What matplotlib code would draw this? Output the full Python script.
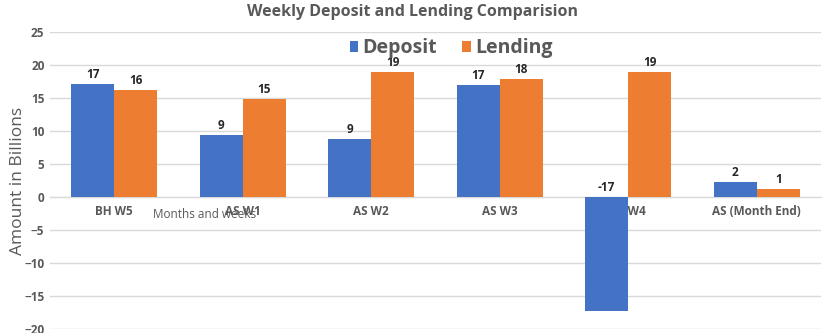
import numpy as np
import matplotlib
matplotlib.use('Agg')
import matplotlib.pyplot as plt

plt.rcParams['font.family'] = ['Open Sans', 'DejaVu Sans']

weeks = ['BH W5', 'AS W1', 'AS W2', 'AS W3', 'AS W4', 'AS (Month End)']
deposit = [17.1, 9.4, 8.8, 17.0, -17.3, 2.3]
lending = [16.2, 14.9, 18.9, 17.9, 18.9, 1.2]

blue = '#4472C4'
orange = '#ED7D31'
grey = '#595959'

fig = plt.figure(figsize=(8.25, 3.33), dpi=100)
ax = fig.add_axes([50/825, 4/333, 771/825, 297/333])

x = np.arange(len(weeks))
w = 0.335
b1 = ax.bar(x - w/2, deposit, w, color=blue, label='Deposit', zorder=3)
b2 = ax.bar(x + w/2, lending, w, color=orange, label='Lending', zorder=3)

# value labels
for i in range(len(weeks)):
    for xx, v in [(x[i] - w/2, deposit[i]), (x[i] + w/2, lending[i])]:
        y = max(v, 0)
        ax.annotate('%d' % round(v), (xx, y), xytext=(0, 2), textcoords='offset points',
                    ha='center', va='bottom', fontsize=8.5, fontweight='bold', color='#262626', zorder=5)

ax.set_xlim(-0.5, len(weeks) - 0.5)
ax.set_ylim(-20, 25)
ax.set_yticks(range(-20, 26, 5))
ax.grid(axis='y', color='#D9D9D9', linewidth=1, zorder=0)
for s in ['top', 'right', 'left']:
    ax.spines[s].set_visible(False)
ax.spines['bottom'].set_position(('data', 0))
ax.spines['bottom'].set_color('#D9D9D9')
ax.spines['bottom'].set_zorder(1)
ax.set_xticks(x)
ax.set_xticklabels(weeks, fontsize=8.5, fontweight='bold', color=grey)
ax.tick_params(axis='x', length=0, pad=6)
ax.tick_params(axis='y', length=0, labelsize=8.5, labelcolor=grey, pad=4)
for t in ax.get_yticklabels():
    t.set_fontweight('bold')
for t in ax.get_xticklabels():
    t.set_zorder(2)

ax.set_ylabel('Amount in Billions', fontsize=12.5, color=grey)
ax.yaxis.set_label_coords(-0.031, 0.5)
fig.text(0.5, 0.965, 'Weekly Deposit and Lending Comparision', ha='center', va='center',
         fontsize=11.5, fontweight='bold', color=grey)
fig.text(205/825, 1 - 214/333, 'Months and weeks', ha='center', va='center',
         fontsize=8.5, color=grey)

ax.legend(loc='center', bbox_to_anchor=(0.52, 0.945), ncol=2, frameon=False,
          prop={'size': 14, 'weight': 'bold'}, handlelength=0.45, handleheight=0.45,
          handletextpad=0.2, columnspacing=1.3, labelcolor=grey)

fig.savefig('out.png', dpi=100)
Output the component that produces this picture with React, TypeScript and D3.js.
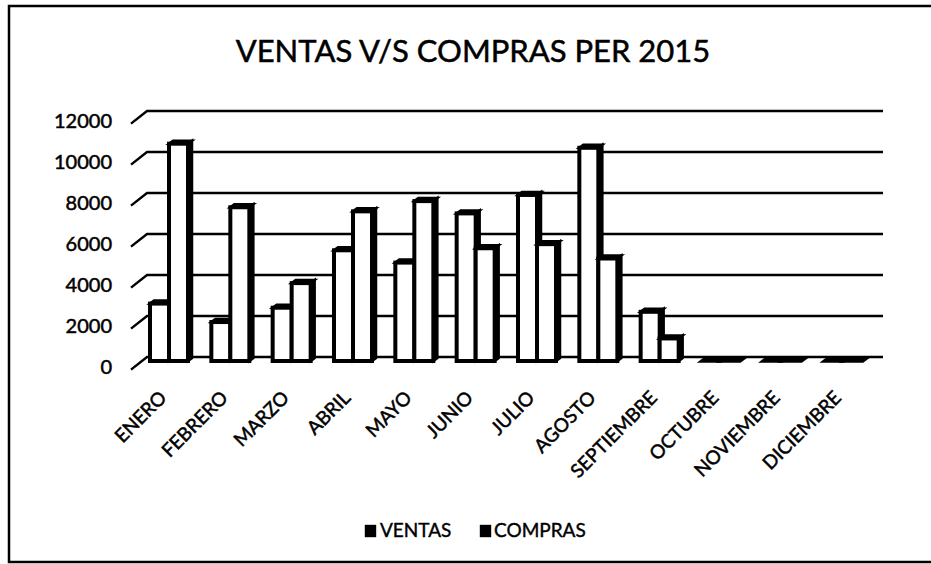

▶ [DESCRIPTION OF THE TASK] Every record above should be written out again exactly; the pictures stay out of the copy.

▶ [SOLVED EXERCISE]
What matplotlib code would draw this? Output the full Python script.
import numpy as np
import matplotlib
matplotlib.use('Agg')
import matplotlib.pyplot as plt

plt.rcParams['font.family'] = ['Open Sans', 'DejaVu Sans']

weeks = ['BH W5', 'AS W1', 'AS W2', 'AS W3', 'AS W4', 'AS (Month End)']
deposit = [17.1, 9.4, 8.8, 17.0, -17.3, 2.3]
lending = [16.2, 14.9, 18.9, 17.9, 18.9, 1.2]

blue = '#4472C4'
orange = '#ED7D31'
grey = '#595959'

fig = plt.figure(figsize=(8.25, 3.33), dpi=100)
ax = fig.add_axes([50/825, 4/333, 771/825, 297/333])

x = np.arange(len(weeks))
w = 0.335
b1 = ax.bar(x - w/2, deposit, w, color=blue, label='Deposit', zorder=3)
b2 = ax.bar(x + w/2, lending, w, color=orange, label='Lending', zorder=3)

# value labels
for i in range(len(weeks)):
    for xx, v in [(x[i] - w/2, deposit[i]), (x[i] + w/2, lending[i])]:
        y = max(v, 0)
        ax.annotate('%d' % round(v), (xx, y), xytext=(0, 2), textcoords='offset points',
                    ha='center', va='bottom', fontsize=8.5, fontweight='bold', color='#262626', zorder=5)

ax.set_xlim(-0.5, len(weeks) - 0.5)
ax.set_ylim(-20, 25)
ax.set_yticks(range(-20, 26, 5))
ax.grid(axis='y', color='#D9D9D9', linewidth=1, zorder=0)
for s in ['top', 'right', 'left']:
    ax.spines[s].set_visible(False)
ax.spines['bottom'].set_position(('data', 0))
ax.spines['bottom'].set_color('#D9D9D9')
ax.spines['bottom'].set_zorder(1)
ax.set_xticks(x)
ax.set_xticklabels(weeks, fontsize=8.5, fontweight='bold', color=grey)
ax.tick_params(axis='x', length=0, pad=6)
ax.tick_params(axis='y', length=0, labelsize=8.5, labelcolor=grey, pad=4)
for t in ax.get_yticklabels():
    t.set_fontweight('bold')
for t in ax.get_xticklabels():
    t.set_zorder(2)

ax.set_ylabel('Amount in Billions', fontsize=12.5, color=grey)
ax.yaxis.set_label_coords(-0.031, 0.5)
fig.text(0.5, 0.965, 'Weekly Deposit and Lending Comparision', ha='center', va='center',
         fontsize=11.5, fontweight='bold', color=grey)
fig.text(205/825, 1 - 214/333, 'Months and weeks', ha='center', va='center',
         fontsize=8.5, color=grey)

ax.legend(loc='center', bbox_to_anchor=(0.52, 0.945), ncol=2, frameon=False,
          prop={'size': 14, 'weight': 'bold'}, handlelength=0.45, handleheight=0.45,
          handletextpad=0.2, columnspacing=1.3, labelcolor=grey)

fig.savefig('out.png', dpi=100)
Output the component that produces this picture with React, TypeScript and D3.js.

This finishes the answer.